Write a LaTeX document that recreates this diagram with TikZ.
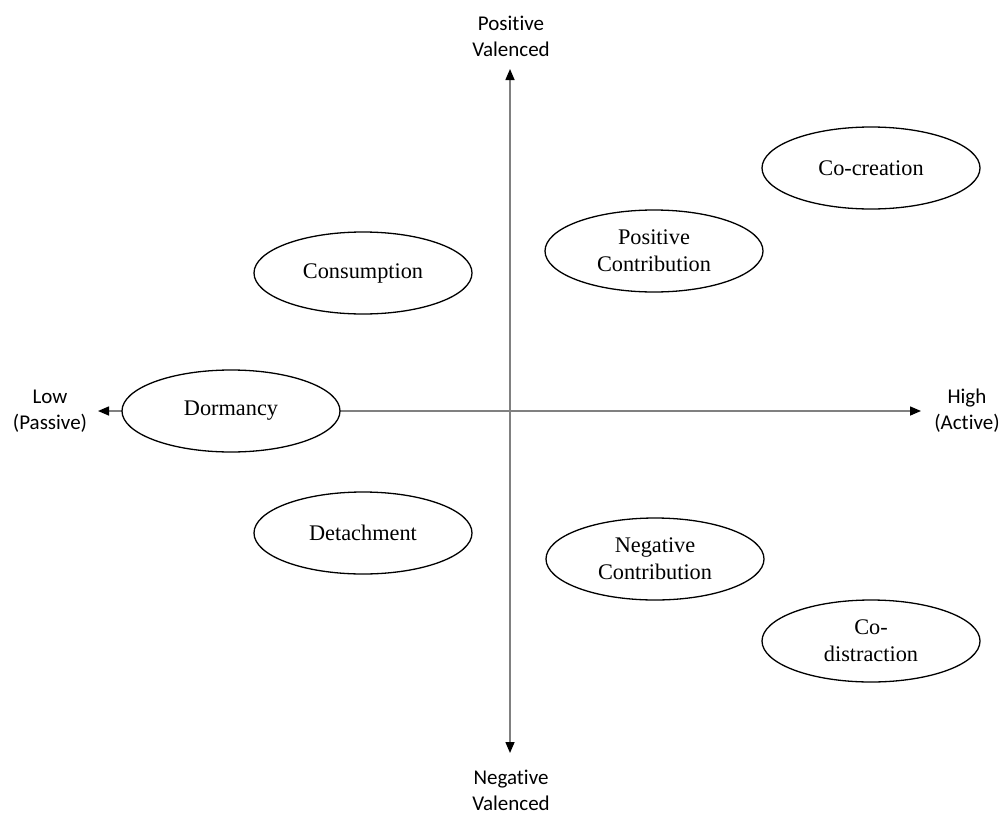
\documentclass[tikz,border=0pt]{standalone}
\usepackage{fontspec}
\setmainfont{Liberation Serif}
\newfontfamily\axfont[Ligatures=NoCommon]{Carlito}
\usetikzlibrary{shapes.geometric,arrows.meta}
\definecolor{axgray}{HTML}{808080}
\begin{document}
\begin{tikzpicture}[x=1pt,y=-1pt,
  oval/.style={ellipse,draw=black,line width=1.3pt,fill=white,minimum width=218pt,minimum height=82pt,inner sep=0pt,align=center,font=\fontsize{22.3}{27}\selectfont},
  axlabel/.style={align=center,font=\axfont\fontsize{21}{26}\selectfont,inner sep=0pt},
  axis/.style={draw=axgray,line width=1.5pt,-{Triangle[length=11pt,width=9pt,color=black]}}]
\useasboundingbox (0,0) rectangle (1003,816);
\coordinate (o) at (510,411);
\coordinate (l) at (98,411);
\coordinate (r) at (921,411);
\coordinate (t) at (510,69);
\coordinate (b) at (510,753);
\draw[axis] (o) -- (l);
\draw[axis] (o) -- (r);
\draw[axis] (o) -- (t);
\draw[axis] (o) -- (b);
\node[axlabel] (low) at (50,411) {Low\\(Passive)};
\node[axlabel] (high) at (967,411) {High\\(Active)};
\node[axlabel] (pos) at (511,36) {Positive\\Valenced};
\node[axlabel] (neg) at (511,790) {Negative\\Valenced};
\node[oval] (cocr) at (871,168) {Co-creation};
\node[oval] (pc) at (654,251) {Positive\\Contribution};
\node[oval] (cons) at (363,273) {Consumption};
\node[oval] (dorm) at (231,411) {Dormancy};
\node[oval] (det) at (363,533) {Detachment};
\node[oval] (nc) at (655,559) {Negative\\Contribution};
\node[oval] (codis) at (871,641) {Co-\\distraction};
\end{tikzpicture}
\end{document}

▶ WHAT IS ASKED: Leave the pictures out and copy the rest of the data exactly.

▶ THE ANSWER:
Write a LaTeX document that recreates this diagram with TikZ.
\documentclass[tikz,border=0pt]{standalone}
\usepackage{fontspec}
\setmainfont{Liberation Serif}
\newfontfamily\axfont[Ligatures=NoCommon]{Carlito}
\usetikzlibrary{shapes.geometric,arrows.meta}
\definecolor{axgray}{HTML}{808080}
\begin{document}
\begin{tikzpicture}[x=1pt,y=-1pt,
  oval/.style={ellipse,draw=black,line width=1.3pt,fill=white,minimum width=218pt,minimum height=82pt,inner sep=0pt,align=center,font=\fontsize{22.3}{27}\selectfont},
  axlabel/.style={align=center,font=\axfont\fontsize{21}{26}\selectfont,inner sep=0pt},
  axis/.style={draw=axgray,line width=1.5pt,-{Triangle[length=11pt,width=9pt,color=black]}}]
\useasboundingbox (0,0) rectangle (1003,816);
\coordinate (o) at (510,411);
\coordinate (l) at (98,411);
\coordinate (r) at (921,411);
\coordinate (t) at (510,69);
\coordinate (b) at (510,753);
\draw[axis] (o) -- (l);
\draw[axis] (o) -- (r);
\draw[axis] (o) -- (t);
\draw[axis] (o) -- (b);
\node[axlabel] (low) at (50,411) {Low\\(Passive)};
\node[axlabel] (high) at (967,411) {High\\(Active)};
\node[axlabel] (pos) at (511,36) {Positive\\Valenced};
\node[axlabel] (neg) at (511,790) {Negative\\Valenced};
\node[oval] (cocr) at (871,168) {Co-creation};
\node[oval] (pc) at (654,251) {Positive\\Contribution};
\node[oval] (cons) at (363,273) {Consumption};
\node[oval] (dorm) at (231,411) {Dormancy};
\node[oval] (det) at (363,533) {Detachment};
\node[oval] (nc) at (655,559) {Negative\\Contribution};
\node[oval] (codis) at (871,641) {Co-\\distraction};
\end{tikzpicture}
\end{document}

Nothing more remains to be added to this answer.